Tuttavia, la Corte osserva che tale armonizzazione non osta a che gli Stati membri adottino disposizioni che prevedono ulteriori indicazioni obbligatorie d'origine o di provenienza, se queste ultime rispettano le condizioni elencate nel regolamento. E cioè : da un lato, le informazioni aggiuntive devono essere giustificate da motivi attinenti alla protezione della salute pubblica, dei consumatori, alla prevenzione di frodi, alla protezione dei diritti di proprietà industriale e commerciale, o delle indicazioni di provenienza e denominazioni d'origine controllata, nonché alla repressione della concorrenza sleale. Dall'altro, la loro adozione è possibile solo ove esista un nesso comprovato tra talune qualità degli alimenti e la loro origine (o provenienza) sempreché la maggior parte dei consumatori attribuisca un valore significativo a tali informazioni.

In secondo luogo, la Corte precisa che tali requisiti devono essere esaminati in successione. Occorre quindi, in un primo tempo, verificare l'esistenza di un nesso comprovato tra talune qualità del prodotto alimentare e la sua origine o provenienza. Successivamente, si dovrà stabilire se la maggior parte dei consumatori attribuisca un valore significativo a tali informazioni. Di conseguenza, l'esistenza del nesso non può basarsi solo sugli elementi soggettivi, attinenti al valore dell'associazione che la maggior parte dei consumatori può stabilire tra talune qualità dell'alimento e la sua origine o provenienza.

In terzo e ultimo luogo, per quanto attiene alla nozione di «qualità» degli alimenti, la Corte osserva che tale nozione rinvia esclusivamente alle qualità che sono legate all'origine o alla provenienza di un dato alimento e che distinguono, di conseguenza, quest'ultimo dagli alimenti che hanno un'altra origine o un'altra provenienza.

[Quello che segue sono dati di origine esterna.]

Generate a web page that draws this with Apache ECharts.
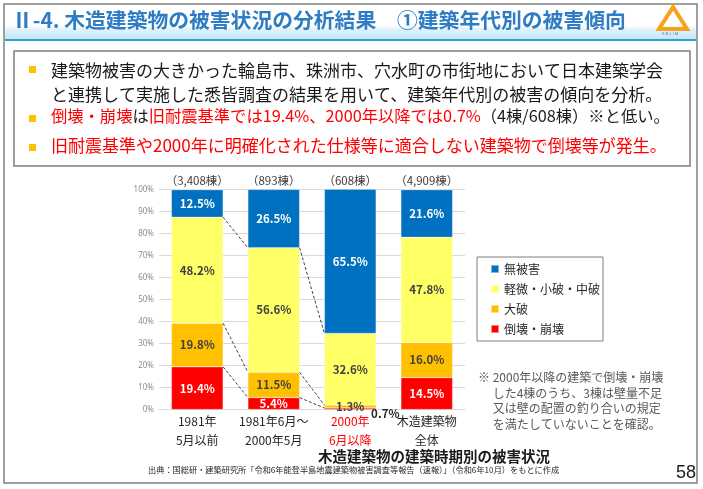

E ciò, precisa la Corte, non avviene per la capacità di resistenza di un alimento quale il latte al trasporto e ai rischi di alterazione nel corso del tragitto, che non può quindi rilevare ai fini della valutazione dell'esistenza di un eventuale «nesso comprovato tra talune qualità dell'alimento e la sua origine o provenienza» né, di conseguenza, al fine di consentire l'imposizione di un'indicazione d'origine o di provenienza per quanto riguarda detto alimento.